Merci Jem pour vos pertinentes observations sur les diverses conclusions que vous tirez de ce type d'expérience. Je regrette néanmoins que vos réactions se limitent, si je ne m'abuse, à une sorte de résignation, sous forme de sollicitude, d'affectueuse bienveillance envers ceux qui se soumettent de cette manière à l'ordre hiérarchique quel qu'il soit. Je me trompe peut-être mais vous semblez percevoir ce phénomène comme s'il s'agissait d'une sorte de "fatalité" à laquelle il est difficile de se soustraire, d'autant plus que cela présente l'avantage certain de nous assurer confort, sécurité et ordre, biens à ce point précieux que nous serions "pardonnés" d'avoir de ce fait négligé ce fameux "sentiment de culpabilité" censé nous animer.

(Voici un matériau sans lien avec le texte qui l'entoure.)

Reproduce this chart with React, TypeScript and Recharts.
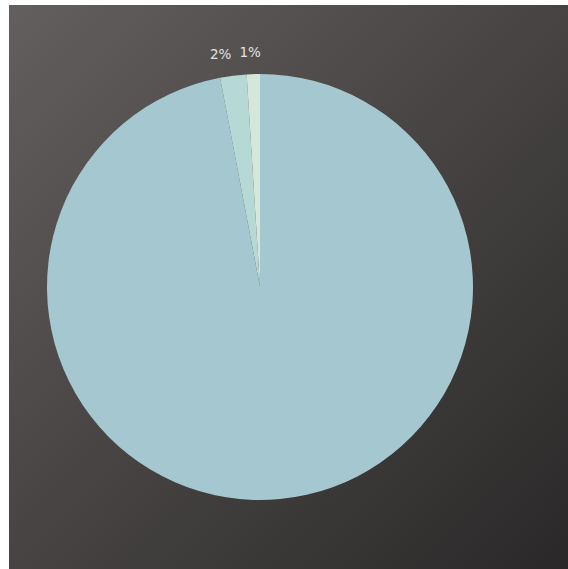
import React from "react";
import { PieChart, Pie, Cell } from "recharts";

const categories = ["A", "B", "C"];
const values = [97, 2, 1];
const labels = ["", "2%", "1%"];
const colors = ["#a5c7cf", "#b6d9d5", "#d4e7da"];

const data = categories.map((name, i) => ({ name, value: values[i], label: labels[i] }));

const RAD = Math.PI / 180;

const renderLabel = (props: any) => {
  const { cx, cy, midAngle, outerRadius, index } = props;
  const text = labels[index];
  if (!text) return null;
  const rx = outerRadius * 1.475;
  const ry = outerRadius + 22;
  const x = cx + rx * Math.cos(-midAngle * RAD);
  const y = cy + ry * Math.sin(-midAngle * RAD);
  return (
    <text
      x={x}
      y={y}
      fill="#e2e2e2"
      fontSize={13.5}
      fontFamily="DejaVu Sans, sans-serif"
      textAnchor="middle"
      dominantBaseline="central"
    >
      {text}
    </text>
  );
};

export default function App() {
  return (
    <div
      style={{
        position: "absolute",
        left: 9,
        top: 5,
        width: 559,
        height: 564,
        background: "linear-gradient(135deg, #635f5e 0%, #4a4646 45%, #2a2828 100%)",
      }}
    >
      <PieChart width={559} height={564}>
        <Pie
          data={data}
          dataKey="value"
          nameKey="name"
          cx={246}
          cy={277}
          outerRadius={213}
          startAngle={90}
          endAngle={-270}
          stroke="none"
          label={renderLabel}
          labelLine={false}
          isAnimationActive={false}
        >
          {data.map((d, i) => (
            <Cell key={d.name} fill={colors[i]} />
          ))}
        </Pie>
      </PieChart>
    </div>
  );
}
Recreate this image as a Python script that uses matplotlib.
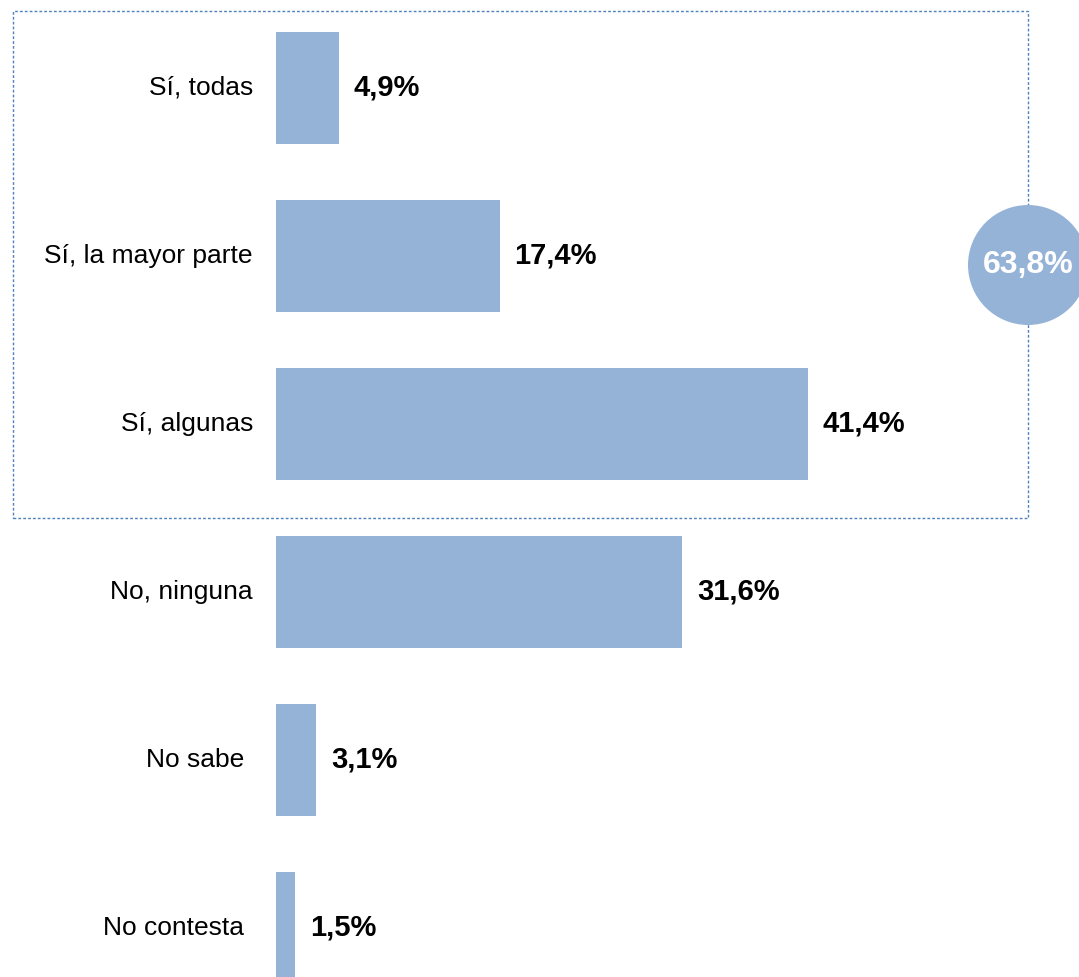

Papiou quant à lui y voit surtout l'occasion de donner des conseils de bonne conduite à savoir "ne jamais se plier aux ordres contraires à la morale (qui consiste à se montrer toujours bienveillant envers autrui ?) ou du moins s'interroger sur la fiabilité ou légitimité du donneur d'ordre.

A vrai dire je pense qu'il y a encore plus d'enseignements à en tirer, en particulier sur les mécanismes qui entrent en jeu au niveau de la responsabilité et de son corollaire, la liberté, dans leur lien avec le sentiment de culpabilité. Mais j'y reviendrai car cela éveille ma curiosité sur leurs relations avec la notion d'autorité ou de rôle (ou fonction).